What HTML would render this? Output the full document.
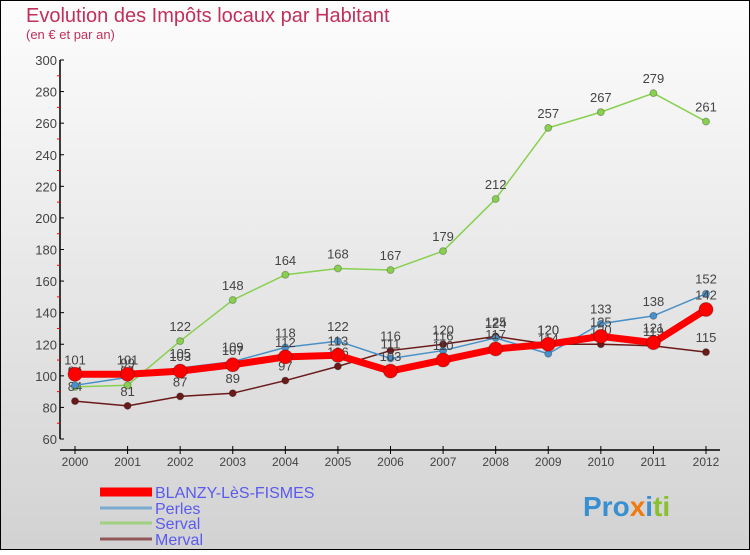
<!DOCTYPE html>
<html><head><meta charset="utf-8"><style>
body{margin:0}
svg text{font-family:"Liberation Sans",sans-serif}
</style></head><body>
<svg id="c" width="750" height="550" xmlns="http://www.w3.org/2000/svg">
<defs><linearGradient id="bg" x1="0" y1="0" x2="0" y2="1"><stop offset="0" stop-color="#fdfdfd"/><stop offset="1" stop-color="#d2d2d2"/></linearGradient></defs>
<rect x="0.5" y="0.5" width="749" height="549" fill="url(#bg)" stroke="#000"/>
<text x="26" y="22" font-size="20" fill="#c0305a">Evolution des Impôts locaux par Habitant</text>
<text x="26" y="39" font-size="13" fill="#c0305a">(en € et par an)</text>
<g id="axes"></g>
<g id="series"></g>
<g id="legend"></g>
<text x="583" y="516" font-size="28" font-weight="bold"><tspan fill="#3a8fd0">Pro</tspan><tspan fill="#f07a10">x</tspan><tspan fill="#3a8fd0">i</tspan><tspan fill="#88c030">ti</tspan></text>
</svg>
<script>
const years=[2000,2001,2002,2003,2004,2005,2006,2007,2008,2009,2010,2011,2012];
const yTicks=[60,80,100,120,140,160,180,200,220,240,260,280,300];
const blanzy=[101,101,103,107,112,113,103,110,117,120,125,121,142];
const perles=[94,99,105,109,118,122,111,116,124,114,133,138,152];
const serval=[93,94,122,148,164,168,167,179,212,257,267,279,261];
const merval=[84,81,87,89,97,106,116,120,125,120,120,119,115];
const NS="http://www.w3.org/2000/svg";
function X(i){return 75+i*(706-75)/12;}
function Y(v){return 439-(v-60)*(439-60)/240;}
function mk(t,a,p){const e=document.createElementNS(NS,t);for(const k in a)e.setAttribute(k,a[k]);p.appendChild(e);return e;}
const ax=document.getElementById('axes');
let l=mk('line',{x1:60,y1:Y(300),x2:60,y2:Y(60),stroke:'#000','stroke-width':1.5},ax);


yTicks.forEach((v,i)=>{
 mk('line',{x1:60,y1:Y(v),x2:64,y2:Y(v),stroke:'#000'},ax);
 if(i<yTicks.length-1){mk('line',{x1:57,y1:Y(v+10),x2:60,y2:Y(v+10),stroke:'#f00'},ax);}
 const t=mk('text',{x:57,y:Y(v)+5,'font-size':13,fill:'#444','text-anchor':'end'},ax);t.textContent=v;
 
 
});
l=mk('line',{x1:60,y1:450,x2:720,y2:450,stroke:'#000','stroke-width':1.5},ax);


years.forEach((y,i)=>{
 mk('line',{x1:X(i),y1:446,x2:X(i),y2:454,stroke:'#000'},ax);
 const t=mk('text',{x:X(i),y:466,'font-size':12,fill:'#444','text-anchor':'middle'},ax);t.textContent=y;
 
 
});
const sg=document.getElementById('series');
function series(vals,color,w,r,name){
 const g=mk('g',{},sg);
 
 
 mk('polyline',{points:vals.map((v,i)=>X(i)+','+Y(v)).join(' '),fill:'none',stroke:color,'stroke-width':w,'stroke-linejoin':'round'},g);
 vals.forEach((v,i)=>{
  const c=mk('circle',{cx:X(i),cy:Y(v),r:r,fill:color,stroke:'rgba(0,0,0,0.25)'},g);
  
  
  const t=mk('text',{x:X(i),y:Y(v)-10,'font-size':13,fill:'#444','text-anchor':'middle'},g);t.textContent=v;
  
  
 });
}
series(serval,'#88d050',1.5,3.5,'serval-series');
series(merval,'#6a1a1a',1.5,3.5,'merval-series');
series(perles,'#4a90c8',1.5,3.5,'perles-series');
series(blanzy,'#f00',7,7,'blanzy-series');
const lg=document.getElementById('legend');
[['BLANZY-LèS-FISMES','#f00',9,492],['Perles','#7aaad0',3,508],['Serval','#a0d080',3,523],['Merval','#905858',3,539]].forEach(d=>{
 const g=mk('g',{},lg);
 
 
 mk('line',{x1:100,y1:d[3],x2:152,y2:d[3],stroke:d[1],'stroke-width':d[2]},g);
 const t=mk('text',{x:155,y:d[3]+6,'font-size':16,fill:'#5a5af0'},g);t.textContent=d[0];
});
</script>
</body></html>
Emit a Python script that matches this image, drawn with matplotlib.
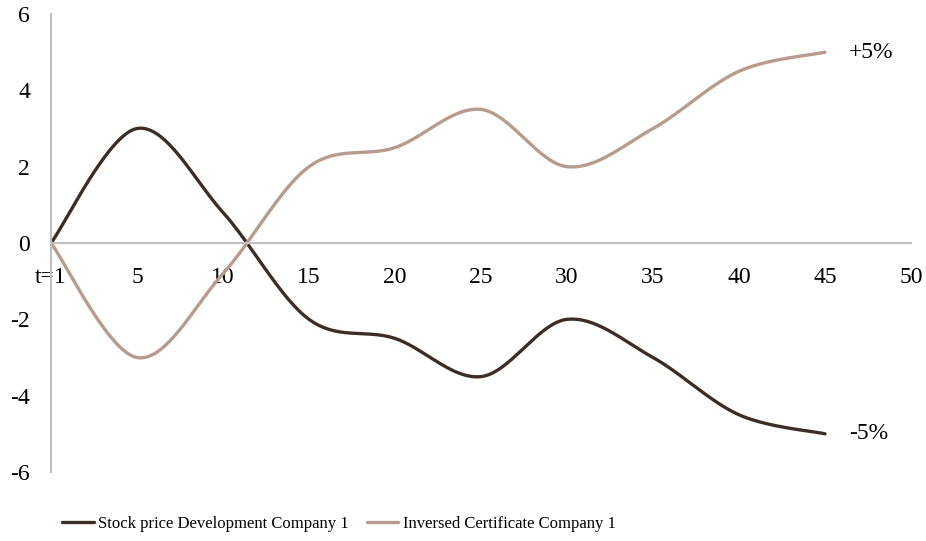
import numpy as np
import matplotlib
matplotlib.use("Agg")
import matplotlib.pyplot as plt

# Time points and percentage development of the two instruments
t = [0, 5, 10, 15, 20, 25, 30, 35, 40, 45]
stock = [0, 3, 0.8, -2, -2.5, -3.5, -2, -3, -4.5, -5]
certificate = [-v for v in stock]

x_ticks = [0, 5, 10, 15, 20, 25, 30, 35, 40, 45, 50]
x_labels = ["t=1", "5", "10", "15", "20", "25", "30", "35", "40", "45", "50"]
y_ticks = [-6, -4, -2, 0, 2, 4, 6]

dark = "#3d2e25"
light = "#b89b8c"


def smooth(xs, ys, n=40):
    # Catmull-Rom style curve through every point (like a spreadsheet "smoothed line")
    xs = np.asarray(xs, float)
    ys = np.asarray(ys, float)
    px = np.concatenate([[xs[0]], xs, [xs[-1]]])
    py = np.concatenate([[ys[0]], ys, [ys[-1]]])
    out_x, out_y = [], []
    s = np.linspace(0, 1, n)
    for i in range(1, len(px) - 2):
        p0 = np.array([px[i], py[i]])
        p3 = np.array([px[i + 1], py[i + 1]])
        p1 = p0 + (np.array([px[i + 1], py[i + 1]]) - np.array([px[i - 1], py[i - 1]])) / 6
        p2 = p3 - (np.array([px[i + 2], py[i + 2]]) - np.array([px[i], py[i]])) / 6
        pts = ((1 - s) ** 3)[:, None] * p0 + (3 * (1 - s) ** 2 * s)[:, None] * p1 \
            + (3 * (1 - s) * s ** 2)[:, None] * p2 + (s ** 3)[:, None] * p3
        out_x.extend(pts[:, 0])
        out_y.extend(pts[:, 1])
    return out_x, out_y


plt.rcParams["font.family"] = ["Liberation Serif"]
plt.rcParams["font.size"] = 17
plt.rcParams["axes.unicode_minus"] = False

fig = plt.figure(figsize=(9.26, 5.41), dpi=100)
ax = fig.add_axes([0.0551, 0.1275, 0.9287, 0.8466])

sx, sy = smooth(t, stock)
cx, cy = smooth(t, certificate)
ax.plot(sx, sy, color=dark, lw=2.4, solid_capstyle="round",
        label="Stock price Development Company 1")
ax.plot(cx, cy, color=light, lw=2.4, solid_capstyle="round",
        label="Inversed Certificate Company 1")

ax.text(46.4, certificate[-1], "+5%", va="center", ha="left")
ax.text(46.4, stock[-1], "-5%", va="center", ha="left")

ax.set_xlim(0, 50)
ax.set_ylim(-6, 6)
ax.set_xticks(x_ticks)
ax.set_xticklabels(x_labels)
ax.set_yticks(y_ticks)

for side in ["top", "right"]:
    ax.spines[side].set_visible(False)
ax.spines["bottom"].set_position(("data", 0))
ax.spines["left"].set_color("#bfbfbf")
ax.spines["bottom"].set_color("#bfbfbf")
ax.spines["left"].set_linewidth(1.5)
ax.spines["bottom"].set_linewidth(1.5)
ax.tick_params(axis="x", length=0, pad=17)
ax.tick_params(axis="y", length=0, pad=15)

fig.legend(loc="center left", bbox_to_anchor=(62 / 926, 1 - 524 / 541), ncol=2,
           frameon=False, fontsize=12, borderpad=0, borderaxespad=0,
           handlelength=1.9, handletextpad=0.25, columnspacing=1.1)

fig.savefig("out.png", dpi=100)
━━━━━━
## EXERCISE BRIEF:
Pictures are excluded; output everything else in the data verbatim.

## SOLUTION:
What HTML would render this? Output the full document.
<!DOCTYPE html>
<html><head><meta charset="utf-8"><style>
body{margin:0}
svg text{font-family:"Liberation Sans",sans-serif}
</style></head><body>
<svg id="c" width="750" height="550" xmlns="http://www.w3.org/2000/svg">
<defs><linearGradient id="bg" x1="0" y1="0" x2="0" y2="1"><stop offset="0" stop-color="#fdfdfd"/><stop offset="1" stop-color="#d2d2d2"/></linearGradient></defs>
<rect x="0.5" y="0.5" width="749" height="549" fill="url(#bg)" stroke="#000"/>
<text x="26" y="22" font-size="20" fill="#c0305a">Evolution des Impôts locaux par Habitant</text>
<text x="26" y="39" font-size="13" fill="#c0305a">(en € et par an)</text>
<g id="axes"></g>
<g id="series"></g>
<g id="legend"></g>
<text x="583" y="516" font-size="28" font-weight="bold"><tspan fill="#3a8fd0">Pro</tspan><tspan fill="#f07a10">x</tspan><tspan fill="#3a8fd0">i</tspan><tspan fill="#88c030">ti</tspan></text>
</svg>
<script>
const years=[2000,2001,2002,2003,2004,2005,2006,2007,2008,2009,2010,2011,2012];
const yTicks=[60,80,100,120,140,160,180,200,220,240,260,280,300];
const blanzy=[101,101,103,107,112,113,103,110,117,120,125,121,142];
const perles=[94,99,105,109,118,122,111,116,124,114,133,138,152];
const serval=[93,94,122,148,164,168,167,179,212,257,267,279,261];
const merval=[84,81,87,89,97,106,116,120,125,120,120,119,115];
const NS="http://www.w3.org/2000/svg";
function X(i){return 75+i*(706-75)/12;}
function Y(v){return 439-(v-60)*(439-60)/240;}
function mk(t,a,p){const e=document.createElementNS(NS,t);for(const k in a)e.setAttribute(k,a[k]);p.appendChild(e);return e;}
const ax=document.getElementById('axes');
let l=mk('line',{x1:60,y1:Y(300),x2:60,y2:Y(60),stroke:'#000','stroke-width':1.5},ax);


yTicks.forEach((v,i)=>{
 mk('line',{x1:60,y1:Y(v),x2:64,y2:Y(v),stroke:'#000'},ax);
 if(i<yTicks.length-1){mk('line',{x1:57,y1:Y(v+10),x2:60,y2:Y(v+10),stroke:'#f00'},ax);}
 const t=mk('text',{x:57,y:Y(v)+5,'font-size':13,fill:'#444','text-anchor':'end'},ax);t.textContent=v;
 
 
});
l=mk('line',{x1:60,y1:450,x2:720,y2:450,stroke:'#000','stroke-width':1.5},ax);


years.forEach((y,i)=>{
 mk('line',{x1:X(i),y1:446,x2:X(i),y2:454,stroke:'#000'},ax);
 const t=mk('text',{x:X(i),y:466,'font-size':12,fill:'#444','text-anchor':'middle'},ax);t.textContent=y;
 
 
});
const sg=document.getElementById('series');
function series(vals,color,w,r,name){
 const g=mk('g',{},sg);
 
 
 mk('polyline',{points:vals.map((v,i)=>X(i)+','+Y(v)).join(' '),fill:'none',stroke:color,'stroke-width':w,'stroke-linejoin':'round'},g);
 vals.forEach((v,i)=>{
  const c=mk('circle',{cx:X(i),cy:Y(v),r:r,fill:color,stroke:'rgba(0,0,0,0.25)'},g);
  
  
  const t=mk('text',{x:X(i),y:Y(v)-10,'font-size':13,fill:'#444','text-anchor':'middle'},g);t.textContent=v;
  
  
 });
}
series(serval,'#88d050',1.5,3.5,'serval-series');
series(merval,'#6a1a1a',1.5,3.5,'merval-series');
series(perles,'#4a90c8',1.5,3.5,'perles-series');
series(blanzy,'#f00',7,7,'blanzy-series');
const lg=document.getElementById('legend');
[['BLANZY-LèS-FISMES','#f00',9,492],['Perles','#7aaad0',3,508],['Serval','#a0d080',3,523],['Merval','#905858',3,539]].forEach(d=>{
 const g=mk('g',{},lg);
 
 
 mk('line',{x1:100,y1:d[3],x2:152,y2:d[3],stroke:d[1],'stroke-width':d[2]},g);
 const t=mk('text',{x:155,y:d[3]+6,'font-size':16,fill:'#5a5af0'},g);t.textContent=d[0];
});
</script>
</body></html>
Emit a Python script that matches this image, drawn with matplotlib.
import numpy as np
import matplotlib
matplotlib.use("Agg")
import matplotlib.pyplot as plt

# Time points and percentage development of the two instruments
t = [0, 5, 10, 15, 20, 25, 30, 35, 40, 45]
stock = [0, 3, 0.8, -2, -2.5, -3.5, -2, -3, -4.5, -5]
certificate = [-v for v in stock]

x_ticks = [0, 5, 10, 15, 20, 25, 30, 35, 40, 45, 50]
x_labels = ["t=1", "5", "10", "15", "20", "25", "30", "35", "40", "45", "50"]
y_ticks = [-6, -4, -2, 0, 2, 4, 6]

dark = "#3d2e25"
light = "#b89b8c"


def smooth(xs, ys, n=40):
    # Catmull-Rom style curve through every point (like a spreadsheet "smoothed line")
    xs = np.asarray(xs, float)
    ys = np.asarray(ys, float)
    px = np.concatenate([[xs[0]], xs, [xs[-1]]])
    py = np.concatenate([[ys[0]], ys, [ys[-1]]])
    out_x, out_y = [], []
    s = np.linspace(0, 1, n)
    for i in range(1, len(px) - 2):
        p0 = np.array([px[i], py[i]])
        p3 = np.array([px[i + 1], py[i + 1]])
        p1 = p0 + (np.array([px[i + 1], py[i + 1]]) - np.array([px[i - 1], py[i - 1]])) / 6
        p2 = p3 - (np.array([px[i + 2], py[i + 2]]) - np.array([px[i], py[i]])) / 6
        pts = ((1 - s) ** 3)[:, None] * p0 + (3 * (1 - s) ** 2 * s)[:, None] * p1 \
            + (3 * (1 - s) * s ** 2)[:, None] * p2 + (s ** 3)[:, None] * p3
        out_x.extend(pts[:, 0])
        out_y.extend(pts[:, 1])
    return out_x, out_y


plt.rcParams["font.family"] = ["Liberation Serif"]
plt.rcParams["font.size"] = 17
plt.rcParams["axes.unicode_minus"] = False

fig = plt.figure(figsize=(9.26, 5.41), dpi=100)
ax = fig.add_axes([0.0551, 0.1275, 0.9287, 0.8466])

sx, sy = smooth(t, stock)
cx, cy = smooth(t, certificate)
ax.plot(sx, sy, color=dark, lw=2.4, solid_capstyle="round",
        label="Stock price Development Company 1")
ax.plot(cx, cy, color=light, lw=2.4, solid_capstyle="round",
        label="Inversed Certificate Company 1")

ax.text(46.4, certificate[-1], "+5%", va="center", ha="left")
ax.text(46.4, stock[-1], "-5%", va="center", ha="left")

ax.set_xlim(0, 50)
ax.set_ylim(-6, 6)
ax.set_xticks(x_ticks)
ax.set_xticklabels(x_labels)
ax.set_yticks(y_ticks)

for side in ["top", "right"]:
    ax.spines[side].set_visible(False)
ax.spines["bottom"].set_position(("data", 0))
ax.spines["left"].set_color("#bfbfbf")
ax.spines["bottom"].set_color("#bfbfbf")
ax.spines["left"].set_linewidth(1.5)
ax.spines["bottom"].set_linewidth(1.5)
ax.tick_params(axis="x", length=0, pad=17)
ax.tick_params(axis="y", length=0, pad=15)

fig.legend(loc="center left", bbox_to_anchor=(62 / 926, 1 - 524 / 541), ncol=2,
           frameon=False, fontsize=12, borderpad=0, borderaxespad=0,
           handlelength=1.9, handletextpad=0.25, columnspacing=1.1)

fig.savefig("out.png", dpi=100)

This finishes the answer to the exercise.